“Lo Spirito Santo vi insegnerà ciò che bisogna dire”.
A chi pensasse che la vita cristiana sia frutto soltanto dell’impiego di energie proprie, viene ricordato con forza che in gioco, ancor prima di noi, scende Dio stesso. Il nostro essere discepoli, non ha nulla da spartire con l’eroismo; esso non è qualcosa soltanto per uomini forti e temprati ma per chiunque viva l’umile consapevolezza che c’è una grazia che ci precede sempre e ci accompagna e sostiene. L’azione dello Spirito, infatti, apre le nostre esistenze a prospettive non solo impensate ma talvolta persino temute. Può venire per tutti il momento in cui siamo chiamati a salire sul banco dei testimoni in quella lotta che il mondo ingaggia contro il Vangelo. Ma anche in quel frangente, anzi, soprattutto in quei momenti le parole adatte da proferire saranno suggerite dall’alto e non da una nostra qualche sapienza.
La contraddizione e il rifiuto, grazie allo Spirito Santo, non saranno soltanto degli inconvenienti che forse era meglio evitare. Diventeranno, invece, occasioni per sperimentare di più e meglio l’azione della grazia divina in noi e opportunità per affermare da che parte abbiamo scelto di stare.

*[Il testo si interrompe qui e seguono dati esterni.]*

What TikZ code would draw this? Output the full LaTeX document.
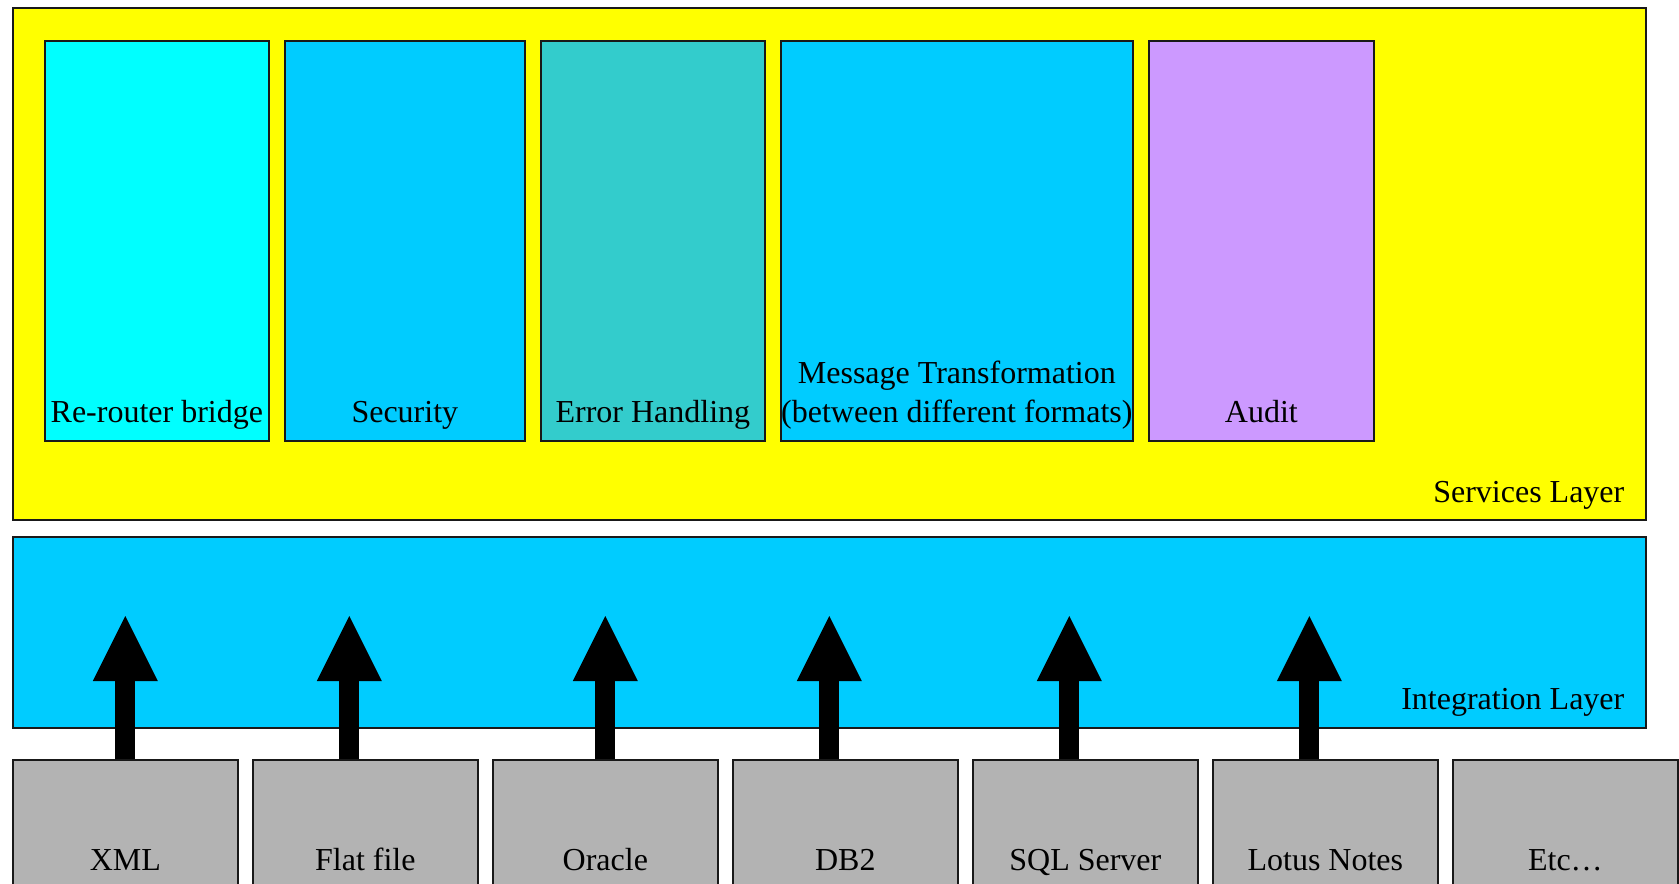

L’ammaestramento dello Spirito avviene all’occorrenza – in quel momento – perché esso non è qualcosa di cui disporre con presunzione a nostro piacimento. Quello è il momento in cui si realizza quanto l’apostolo Paolo scrive in Rm 8,26: “lo Spirito viene in aiuto alla nostra debolezza”. L’azione dello Spirito la si sperimenta proprio quando non abbiamo più alcun appiglio umano a cui aggrapparsi, nessuna sicurezza su cui contare. È nell’esperienza della violenza usata verso di noi o in quella della nostra personale fragilità che lo Spirito ci rende idonei a rendere testimonianza al Signore Gesù davanti agli uomini.
Tuttavia, è possibile resistere all’azione dello Spirito allorquando crediamo che la nostra personale situazione di chiusura sia senza redenzione, senza alcuna possibilità di riscatto. Cosa sarebbe stato dell’apostolo Pietro se nella notte del tradimento avesse creduto che la fragilità espressa nel triplice rinnegamento non fosse in alcun modo perdonabile? È senza possibilità di perdono solo quella situazione in cui si finisce per credere più a se stessi che al Signore, credere, cioè, che non c’è grazia che possa vincere il proprio peccato e il proprio limite. Di fronte a una tale convinzione e resistenza, Dio non può che arrestarsi rispettoso della libertà della sua creatura. Qualsiasi peccato l’uomo possa aver compiuto non consiste mai nella conclusione della propria avventura spirituale che, proprio in virtù di quella caduta, conosce una pagina di creazione nuova.